Exercise:
Write every line out verbatim and omit the pictures.

Source material:
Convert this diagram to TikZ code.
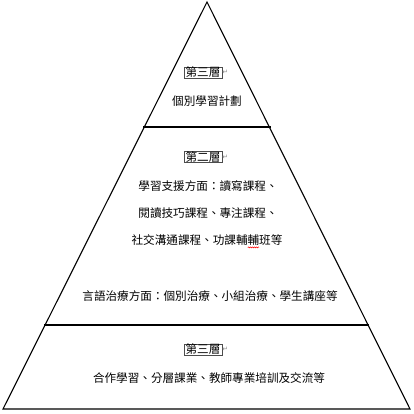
\documentclass[tikz,border=0pt]{standalone}
\usepackage{fontspec}
\setmainfont{Noto Sans CJK TC}
\newfontfamily\symfont{DejaVu Sans}
\usetikzlibrary{decorations.pathmorphing}
\begin{document}
\begin{tikzpicture}[x=1pt,y=-1pt,
  edge/.style={line width=1.1pt,line join=miter},
  txt/.style={inner sep=0pt,font=\fontsize{11.6}{13}\selectfont},
  tag/.style={draw=black!70,line width=0.6pt,inner xsep=1.4pt,inner ysep=0.3pt,font=\fontsize{11.6}{13}\selectfont},
  ret/.style={inner sep=0pt,text=black!45,font=\symfont\fontsize{7}{8}\selectfont,anchor=west}]
\useasboundingbox (0,0) rectangle (414,414);
\coordinate (A) at (207,2);
\coordinate (BL) at (3,409);
\coordinate (BR) at (410,409);
\draw[edge] (A) -- (BL) -- (BR) -- cycle;
\coordinate (L1) at (143.4,127);
\coordinate (R1) at (270.8,127);
\coordinate (L2) at (44.4,325);
\coordinate (R2) at (369.3,325);
\draw[edge] (L1) -- (R1);
\draw[edge] (L2) -- (R2);
% layer 1
\node[tag] (t1) at (203,72.5) {第三層};
\node[ret] (r1) at (t1.east) {↵};
\node[txt] (a1) at (207,101) {個別學習計劃};
% layer 2
\node[tag] (t2) at (203,157) {第二層};
\node[ret] (r2) at (t2.east) {↵};
\node[txt] (b1) at (208,186.5) {學習支援方面：讀寫課程、};
\node[txt] (b2) at (208,213) {閱讀技巧課程、專注課程、};
\node[txt] (b3) at (207,240) {社交溝通課程、功課輔輔班等};
\draw[red,line width=0.5pt,decorate,decoration={snake,amplitude=0.5pt,segment length=2pt}]
  ([xshift=-34.8pt,yshift=-7.4pt]b3.east) -- ([xshift=-23.4pt,yshift=-7.4pt]b3.east);
\node[txt] (b4) at (210,296.5) {言語治療方面：個別治療、小組治療、學生講座等};
% layer 3
\node[tag] (t3) at (203,349.5) {第三層};
\node[ret] (r3) at (t3.east) {↵};
\node[txt] (c1) at (209,378.5) {合作學習、分層課業、教師專業培訓及交流等};
\end{tikzpicture}
\end{document}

The output:
Convert this diagram to TikZ code.
\documentclass[tikz,border=0pt]{standalone}
\usepackage{fontspec}
\setmainfont{Noto Sans CJK TC}
\newfontfamily\symfont{DejaVu Sans}
\usetikzlibrary{decorations.pathmorphing}
\begin{document}
\begin{tikzpicture}[x=1pt,y=-1pt,
  edge/.style={line width=1.1pt,line join=miter},
  txt/.style={inner sep=0pt,font=\fontsize{11.6}{13}\selectfont},
  tag/.style={draw=black!70,line width=0.6pt,inner xsep=1.4pt,inner ysep=0.3pt,font=\fontsize{11.6}{13}\selectfont},
  ret/.style={inner sep=0pt,text=black!45,font=\symfont\fontsize{7}{8}\selectfont,anchor=west}]
\useasboundingbox (0,0) rectangle (414,414);
\coordinate (A) at (207,2);
\coordinate (BL) at (3,409);
\coordinate (BR) at (410,409);
\draw[edge] (A) -- (BL) -- (BR) -- cycle;
\coordinate (L1) at (143.4,127);
\coordinate (R1) at (270.8,127);
\coordinate (L2) at (44.4,325);
\coordinate (R2) at (369.3,325);
\draw[edge] (L1) -- (R1);
\draw[edge] (L2) -- (R2);
% layer 1
\node[tag] (t1) at (203,72.5) {第三層};
\node[ret] (r1) at (t1.east) {↵};
\node[txt] (a1) at (207,101) {個別學習計劃};
% layer 2
\node[tag] (t2) at (203,157) {第二層};
\node[ret] (r2) at (t2.east) {↵};
\node[txt] (b1) at (208,186.5) {學習支援方面：讀寫課程、};
\node[txt] (b2) at (208,213) {閱讀技巧課程、專注課程、};
\node[txt] (b3) at (207,240) {社交溝通課程、功課輔輔班等};
\draw[red,line width=0.5pt,decorate,decoration={snake,amplitude=0.5pt,segment length=2pt}]
  ([xshift=-34.8pt,yshift=-7.4pt]b3.east) -- ([xshift=-23.4pt,yshift=-7.4pt]b3.east);
\node[txt] (b4) at (210,296.5) {言語治療方面：個別治療、小組治療、學生講座等};
% layer 3
\node[tag] (t3) at (203,349.5) {第三層};
\node[ret] (r3) at (t3.east) {↵};
\node[txt] (c1) at (209,378.5) {合作學習、分層課業、教師專業培訓及交流等};
\end{tikzpicture}
\end{document}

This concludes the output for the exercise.